8 thoughts on “Learning Sanskrit by Fresh Approach – Lesson No. 116

  1. Yes. Here is the text of the Mantra RV.3.62.10 IN Gayatri Metre, split into words —

    RV_३,०६२।१० तत् सवितुर् वरेण्यम् भर्गो देवस्य धीमहि |
    धियो यो नः प्रचोदयात् ||

    पदच्छेदः —

    तत् | सवितुः | वरेण्यम् | भर्गः | देवस्य | धीमहि | धियः | यः | नः | प्र-चोदयात् // RV_३,६२।१० //

    This गायत्री मन्त्र has got many different interepretations, but the मन्त्र does not include what Mr. Abhyankar has incorporated, which is called व्याहृति-s which follow any Mantra, recited. but not the part of the Mantra.

    I am not reproducing the interpretations here as it would go beyond the purpose of this blog.

  2. प्रचुद्-इति धातुः (प्र-इति उपसर्गेण सहितः) | तस्य आशीर्लिङ्-लकारे प्रथमपुरुषे एकवचनम् |

    प्र+चुद् धातोः, चोरयतिवत्, लिङ्-लकारे, प्रचोदयोत् इति, आशीर्लिङि प्रचोद्यात् – प्रचोद्यास्ताम्। इति रूपाणि, न तु प्रचोदयात् इति।

    प्रचोदयाद् इति लेट् लकारः, प्रथमपुरुषैकवचनम्।

  3. One doubt.

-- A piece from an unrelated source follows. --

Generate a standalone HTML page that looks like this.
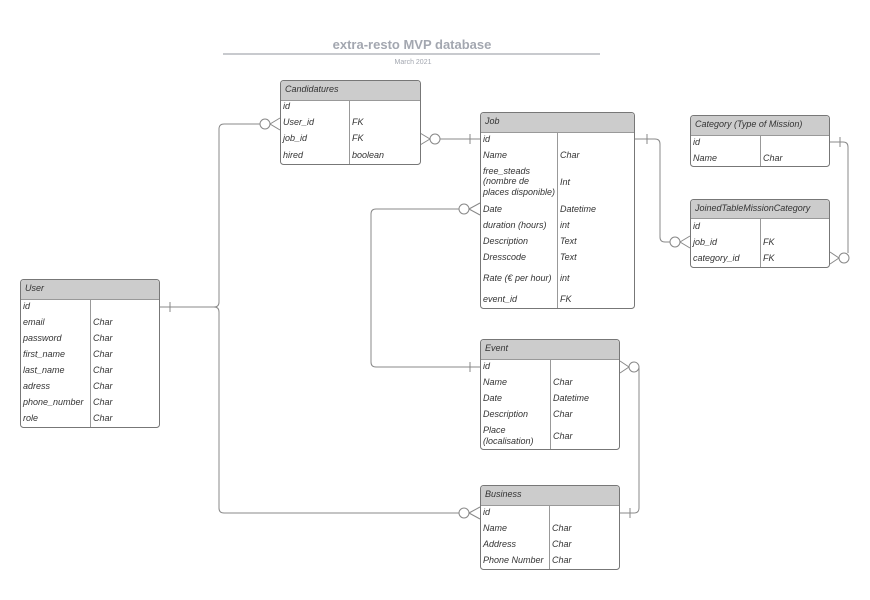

I thought om bhur bhuvah svahah was not a part of the gayatri mantram. Because gayatri chandas has only 24. I thought it was for pranayama. Can you clarify please.?

    Please see the explanation on the first word भूः given in the dictionary, as you have explained, not as part of the Mantra, but the purpose of the sequence of recitation:

    -12 The first of the three Vyāhṛitis or mystic syllables (भूः, भुवः, स्वः) –representing the earth–repeated by every Brāhmaṇa at the commencement of his daily Sandhyā.

    This Gayatri, being called Savitri, and used in Sandhyavandana and hence the importance of Vyahriti.

    तिस्रो वा इमा व्याहृतयः – which are called व्याहृति, and five called महाव्याहृति-s. and independent of the Mantra.

  4. Abhyankar ji:

    I have been browsing your site on and off. I like your novel approach to teaching Sanskrit.

    I notice that you break up compound words and explain the parts. In lesson 116, you have explained the “Dhi” part of “Dhimahi” – but not explained the “mahi” part.

    I will appreciate it if you could you expand on this as well.

    Dhanyavaada
    Suresh

    • Dear Mr. Suresh,

      Explained this as follows in my reply on 2014/05/24 to Dr Renuka Kasibhatla –
      गायत्री-मन्त्रे “धीमही”-इति शब्दः | कस्य धातोः रूपमिदम् धि-धातोः ध्यै-धातोः वा धा-धातोः ?
      There is also धातुः धी (४ आ., धीयते) To hold, to contain.
      In classical Sanskrit विधिलिङ्-लकारे उत्तमपुरुषे बहुवचने – धीयेमहि This is so detailed as below at http://tdil-dc.in/san/skt_gen/generators.html#

      However धीमही or धीमहि in Vedic Sanskrit as in तत्सवितुर्वरेण्यं भर्गो देवस्य धीमहि धियो यो नः प्रचोदयात् Rv.3.62.1

  5. धीमही or धीमहि in Vedic Sanskrit

    I thin k the second is the Vedic form in the Gayatri Mantra, from the root ध्यै चिन्तायाम्.